Their mission was to choose one of the three potential backpacking trips with the goal of testing their knowledge, endurance, and gear. At first I only told them the location, land manager, and distance. Then they had to ask the right questions to get more details on which trip is right for their group and goals.  Once they picked their trip we went through each LNT principle with that trip in mind. Their options are listed below and as long as group size works any of the three would be a great destination.

Decisions. Decisions.

Decisions. Decisions.

1. Desolation Wilderness – Eldorado National Forest
Hike: Echo Lakes to Eagle Falls
Distance: 19 miles (thru-hike)
Elevation: 7,000 to 10,000
Permit: wilderness permit – quota system
Group size: 12 max
Fires: none
Food storage: canisters or hang

2. Tahoe Rim Trail Section – Lake Tahoe Nevada State Park
Hike: Tahoe Meadows to Spooner Lake
Distance: 21.8 miles (thru-hike)
Elevation: 7,000 to 8,000
Permit: none
Group size: not limited
Fires: in designated fire rings, follow restrictions
Food storage: bear boxes at campgrounds
Other: campgrounds first come-first serve, potable water at all campgrounds

3. Hoover Wilderness – Toiyabe National Forest
Hike: Twin Lakes to Buckeye Campground
Distance: 22 miles (thru-hike)
Elevation: 7,000 to 10,000
Permit: wilderness permit, quota season last Friday in June through September 15
Group size: 15 max, Sawtooth Zone 8 max
Food storage: canisters required
Fires: area specific regulations, follow restrictions
Other: cross into Yosemite National Park during trip (if traveling with a dog, choose a different route)

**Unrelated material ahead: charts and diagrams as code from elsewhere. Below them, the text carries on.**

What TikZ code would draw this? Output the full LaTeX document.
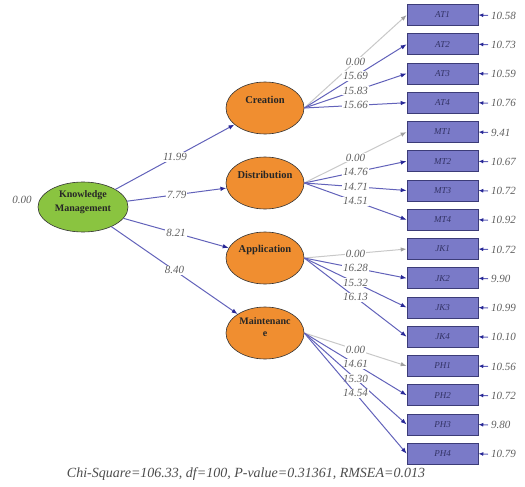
\documentclass[tikz,border=0pt]{standalone}
\usepackage{fontspec}
\setmainfont{Liberation Serif}
\usetikzlibrary{arrows.meta,shapes.geometric}
\definecolor{lineblue}{RGB}{98,98,186}
\definecolor{tipblue}{RGB}{40,40,150}
\definecolor{boxfill}{RGB}{122,122,200}
\definecolor{boxdraw}{RGB}{60,60,120}
\definecolor{boxtext}{RGB}{50,50,100}
\definecolor{numgray}{RGB}{95,95,95}
\definecolor{lightline}{RGB}{200,200,200}
\definecolor{orangefill}{RGB}{240,142,48}
\definecolor{greenfill}{RGB}{138,196,64}
\tikzset{
  latent/.style={ellipse,draw=black!80,line width=0.6pt,minimum width=78pt,minimum height=52pt,inner sep=0pt,fill=orangefill},
  lattext/.style={font=\fontsize{10.5}{12}\selectfont\bfseries,text=black!85,align=center,inner sep=0pt},
  obsbox/.style={rectangle,draw=boxdraw,line width=0.6pt,fill=boxfill,minimum width=71pt,minimum height=21pt,inner sep=0pt,font=\fontsize{9}{10}\selectfont\itshape,text=boxtext},
  num/.style={font=\fontsize{11}{12}\selectfont\itshape,text=numgray,inner sep=1pt},
  numbg/.style={num,fill=white},
  path1/.style={draw=lineblue,line width=1pt,-{Latex[length=6pt,width=4.5pt,color=tipblue]}},
  path0/.style={draw=lightline,line width=1pt,-{Latex[length=6pt,width=4.5pt,color=lightline!80!black]}},
  errarr/.style={draw=lineblue,line width=1pt,-{Latex[length=5pt,width=4pt,color=tipblue]}}
}
\begin{document}
\begin{tikzpicture}[x=1pt,y=-1pt]
\useasboundingbox (0,0) rectangle (525,487);
% exogenous latent
\node[ellipse,draw=black!80,line width=0.6pt,fill=greenfill,minimum width=90pt,minimum height=50pt,inner sep=0pt] (km) at (83,207) {};
\node[lattext,font=\fontsize{10}{14.5}\selectfont\bfseries] (kmt) at (83,202) {Knowledge\\Management};
\node[num] (kmv) at (22,200) {0.00};
% endogenous latents
\node[latent] (cre) at (265,108) {};
\node[latent] (dis) at (265,183) {};
\node[latent] (app) at (265,258) {};
\node[latent] (mai) at (265,333) {};
\node[lattext] (cret) at (265,100) {Creation};
\node[lattext] (dist) at (265,175) {Distribution};
\node[lattext] (appt) at (265,250) {Application};
\node[lattext,font=\fontsize{10}{11.5}\selectfont\bfseries] (mait) at (265,327) {Maintenanc\\e};
% structural paths
\draw[path1] (km) -- node[numbg,pos=0.5] {11.99} (cre);
\draw[path1] (km) -- node[numbg,pos=0.5] {7.79} (dis);
\draw[path1] (km) -- node[numbg,pos=0.5] {8.21} (app);
\draw[path1] (km) -- node[numbg,pos=0.5] {8.40} (mai);
% observed boxes
\foreach \n/\lab/\err [count=\i from 0] in {a1/AT1/10.58,a2/AT2/10.73,a3/AT3/10.59,a4/AT4/10.76,
  m1/MT1/9.41,m2/MT2/10.67,m3/MT3/10.72,m4/MT4/10.92,
  j1/JK1/10.72,j2/JK2/9.90,j3/JK3/10.99,j4/JK4/10.10,
  p1/PH1/10.56,p2/PH2/10.72,p3/PH3/9.80,p4/PH4/10.79}{
  \node[obsbox] (\n) at (442.5,{15+29.25*\i}) {\lab};
  \node[num,anchor=west,inner sep=0pt,inner xsep=3pt] (e\n) at (488,{15.5+29.25*\i}) {\err};
  \draw[errarr] (e\n.west) -- (\n.east);
}
% measurement paths
\draw[path0] (cre.east) -- node[numbg] {0.00} (a1.west);
\draw[path1] (cre.east) -- node[numbg] {15.69} (a2.west);
\draw[path1] (cre.east) -- node[numbg] {15.83} (a3.west);
\draw[path1] (cre.east) -- node[numbg] {15.66} (a4.west);
\draw[path0] (dis.east) -- node[numbg] {0.00} (m1.west);
\draw[path1] (dis.east) -- node[numbg] {14.76} (m2.west);
\draw[path1] (dis.east) -- node[numbg] {14.71} (m3.west);
\draw[path1] (dis.east) -- node[numbg] {14.51} (m4.west);
\draw[path0] (app.east) -- node[numbg] {0.00} (j1.west);
\draw[path1] (app.east) -- node[numbg] {16.28} (j2.west);
\draw[path1] (app.east) -- node[numbg] {15.32} (j3.west);
\draw[path1] (app.east) -- node[numbg] {16.13} (j4.west);
\draw[path0] (mai.east) -- node[numbg] {0.00} (p1.west);
\draw[path1] (mai.east) -- node[numbg] {14.61} (p2.west);
\draw[path1] (mai.east) -- node[numbg] {15.30} (p3.west);
\draw[path1] (mai.east) -- node[numbg] {14.54} (p4.west);
% fit statistics
\node[font=\fontsize{14}{16}\selectfont\itshape,text=black!70,inner sep=0pt] (fit) at (246,474) {Chi-Square=106.33, df=100, P-value=0.31361, RMSEA=0.013};
\end{tikzpicture}
\end{document}
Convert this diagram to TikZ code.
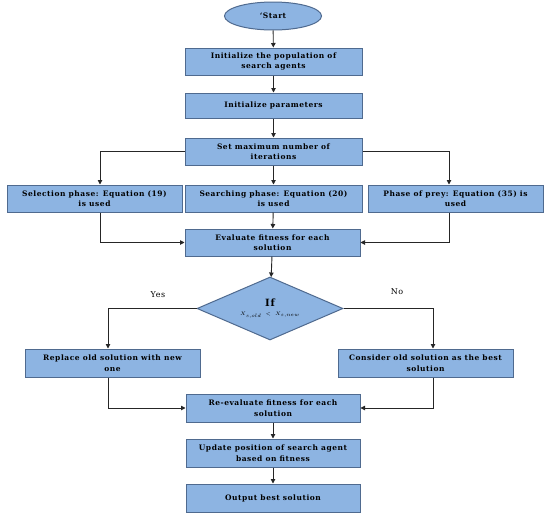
\documentclass[tikz,border=0pt]{standalone}
\usepackage{fontspec}
\setmainfont{DejaVu Serif}[LetterSpace=7]
\usetikzlibrary{shapes.geometric,arrows.meta}
\definecolor{boxfill}{HTML}{8DB4E2}
\definecolor{boxline}{HTML}{4F6A8F}

\tikzset{
  stepbox/.style={draw=boxline, fill=boxfill, line width=1pt, minimum height=27pt,
    align=center, inner sep=1pt, font=\fontsize{7.5}{10.5}\selectfont\bfseries},
  flow/.style={-{Triangle[length=4.5pt,width=4.5pt]}, line width=0.9pt, draw=black!85},
  branch/.style={font=\fontsize{8}{9}\selectfont}
}

\begin{document}
\begin{tikzpicture}[x=1pt,y=-1pt]
\useasboundingbox[fill=white] (0,0) rectangle (550,517);
% top chain
\node[stepbox, ellipse, minimum width=97pt, minimum height=28pt] (start) at (273,16) {`Start};
\node[stepbox, minimum width=177pt] (init) at (273.5,61.5) {Initialize the population of\\search agents};
\node[stepbox, minimum width=177pt, minimum height=25pt] (param) at (273.5,105.5) {Initialize parameters};
\node[stepbox, minimum width=177pt] (maxit) at (273.5,151.5) {Set maximum number of\\iterations};
% three phases
\node[stepbox, minimum width=175pt] (sel) at (94.5,198.5) {Selection phase: Equation (19)\\is used};
\node[stepbox, minimum width=177pt] (srch) at (273.5,198.5) {Searching phase: Equation (20)\\is used};
\node[stepbox, minimum width=175pt] (prey) at (455.5,198.5) {Phase of prey: Equation (35) is\\used};
\node[stepbox, minimum width=175pt] (evalf) at (272.5,242.5) {Evaluate fitness for each\\solution};
% decision
\node[stepbox, diamond, minimum width=146pt, minimum height=63pt, aspect=2.3, inner sep=0pt,
  font=\fontsize{10}{10}\selectfont\bfseries] (cond) at (270,308.5)
  {If\\[-1pt]{\fontsize{5}{6}\selectfont\mdseries$X_{s,old}\;<\;X_{s,new}$}};
\node[stepbox, minimum width=175pt, minimum height=28pt] (repl) at (112.5,363) {Replace old solution with new\\one};
\node[stepbox, minimum width=175pt, minimum height=28pt] (cons) at (425.5,363) {Consider old solution as the best\\solution};
% bottom chain
\node[stepbox, minimum width=174pt, minimum height=28pt] (reeval) at (273,408) {Re-evaluate fitness for each\\solution};
\node[stepbox, minimum width=174pt, minimum height=28pt] (upd) at (273,453) {Update position of search agent\\based on fitness};
\node[stepbox, minimum width=174pt, minimum height=28pt] (outb) at (273,498) {Output best solution};
\node[branch] (yes) at (158,295) {Yes};
\node[branch] (no) at (397,292) {No};

\draw[flow] (start) -- (init);
\draw[flow] (init) -- (param);
\draw[flow] (param) -- (maxit);
\draw[flow] (maxit) -- (srch);
\draw[flow] (maxit.west) -| ([xshift=5.5pt]sel.north);
\draw[flow] (maxit.east) -| ([xshift=-6.5pt]prey.north);
\draw[flow] ([xshift=5.5pt]sel.south) |- (evalf.west);
\draw[flow] ([xshift=-6.5pt]prey.south) |- (evalf.east);
\draw[flow] (srch) -- (evalf);
\draw[flow] (evalf) -- (cond);
\draw[flow] (cond.west) -| ([xshift=-4.5pt]repl.north);
\draw[flow] (cond.east) -| ([xshift=7.5pt]cons.north);
\draw[flow] ([xshift=-4.5pt]repl.south) |- (reeval.west);
\draw[flow] ([xshift=7.5pt]cons.south) |- (reeval.east);
\draw[flow] (reeval) -- (upd);
\draw[flow] (upd) -- (outb);
\end{tikzpicture}
\end{document}
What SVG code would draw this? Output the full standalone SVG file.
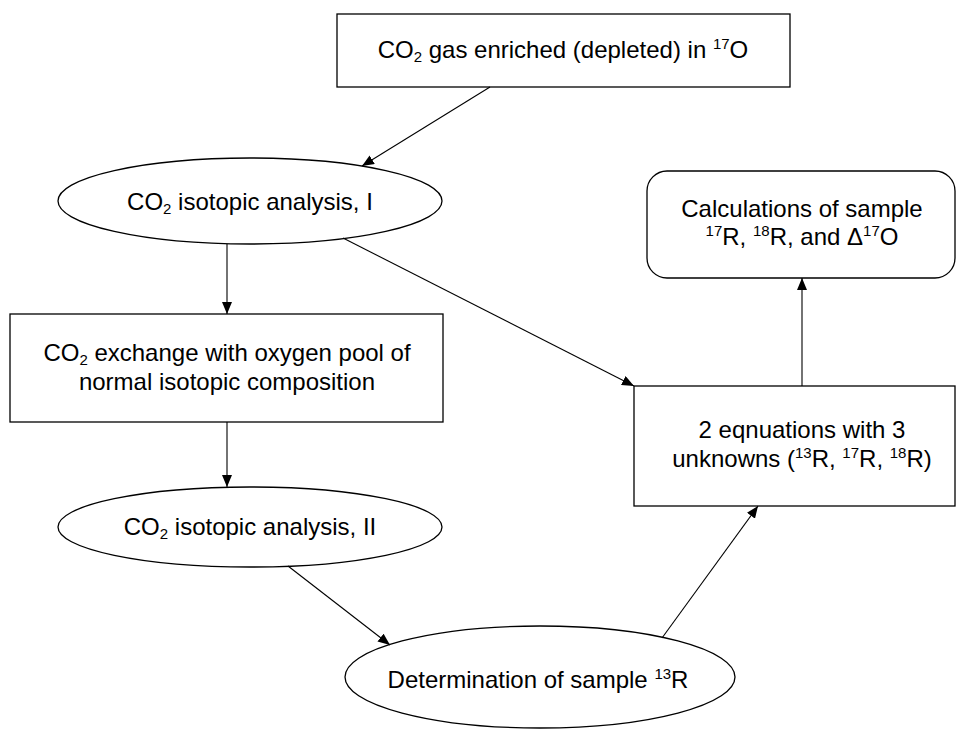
<svg xmlns="http://www.w3.org/2000/svg" width="957" height="729" viewBox="0 0 957 729">
<defs>
<style>
.n{fill:#fff;stroke:#000;stroke-width:1.3}
.t{font-family:"Liberation Sans",Arial,sans-serif;font-size:24px;fill:#000;text-anchor:middle}
.s{font-size:15px}
.c{stroke:#000;stroke-width:1.1;fill:none;marker-end:url(#ah)}
</style>
<marker id="ah" viewBox="0 0 12 10" refX="12" refY="5" markerWidth="12" markerHeight="10" markerUnits="userSpaceOnUse" orient="auto">
<path d="M0,0 L12,5 L0,10 Z" fill="#000"/>
</marker>
</defs>
<rect width="957" height="729" fill="#fff"/>
<g id="n1">
<rect class="n" x="337" y="14" width="453" height="73"/>
<text class="t" x="563" y="58">CO<tspan class="s" dy="4">2</tspan><tspan dy="-4"> gas enriched (depleted) in </tspan><tspan class="s" dy="-9">17</tspan><tspan dy="9">O</tspan></text>
</g>
<g id="n2">
<ellipse class="n" cx="250" cy="201" rx="192" ry="43"/>
<text class="t" x="250" y="210">CO<tspan class="s" dy="4">2</tspan><tspan dy="-4"> isotopic analysis, I</tspan></text>
</g>
<g id="n3">
<rect class="n" x="10" y="314" width="433" height="108"/>
<text class="t" x="227" y="361">CO<tspan class="s" dy="4">2</tspan><tspan dy="-4"> exchange with oxygen pool of</tspan></text>
<text class="t" x="227" y="390">normal isotopic composition</text>
</g>
<g id="n4">
<ellipse class="n" cx="250" cy="527" rx="192" ry="40"/>
<text class="t" x="250" y="535">CO<tspan class="s" dy="4">2</tspan><tspan dy="-4"> isotopic analysis, II</tspan></text>
</g>
<g id="n5">
<ellipse class="n" cx="540" cy="677" rx="195" ry="51"/>
<text class="t" x="538" y="688">Determination of sample <tspan class="s" dy="-9">13</tspan><tspan dy="9">R</tspan></text>
</g>
<g id="n6">
<rect class="n" x="634" y="386" width="321" height="120"/>
<text class="t" x="802" y="438">2 eqnuations with 3</text>
<text class="t" x="802" y="467">unknowns (<tspan class="s" dy="-9">13</tspan><tspan dy="9">R, </tspan><tspan class="s" dy="-9">17</tspan><tspan dy="9">R, </tspan><tspan class="s" dy="-9">18</tspan><tspan dy="9">R)</tspan></text>
</g>
<g id="n7">
<rect class="n" x="647" y="171" width="308" height="107" rx="20" ry="20"/>
<text class="t" x="802" y="217">Calculations of sample</text>
<text class="t" x="802" y="245"><tspan class="s" dy="-9">17</tspan><tspan dy="9">R, </tspan><tspan class="s" dy="-9">18</tspan><tspan dy="9">R, and Δ</tspan><tspan class="s" dy="-9">17</tspan><tspan dy="9">O</tspan></text>
</g>
<g id="connectors">
<line class="c" x1="490" y1="87" x2="362" y2="166"/>
<line class="c" x1="227" y1="244" x2="227" y2="314"/>
<line class="c" x1="227" y1="422" x2="227" y2="487"/>
<line class="c" x1="343" y1="238" x2="634" y2="386"/>
<line class="c" x1="288" y1="566" x2="390" y2="645"/>
<line class="c" x1="662" y1="638" x2="758" y2="506"/>
<line class="c" x1="802" y1="386" x2="802" y2="278"/>
</g>
</svg>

This activity got me thinking, giving youth options for your next family adventure would be a great way to get them involved. Although, unless you want to end up at Disneyland for all of your adventures, I’d give them options. This gives them ownership of the trip and gives them an opportunity to take over some (or all) of the planning. Help guide them along the way, but give them the room to discover.

Which one of the trips above do you think the scouts chose? Which one would you choose?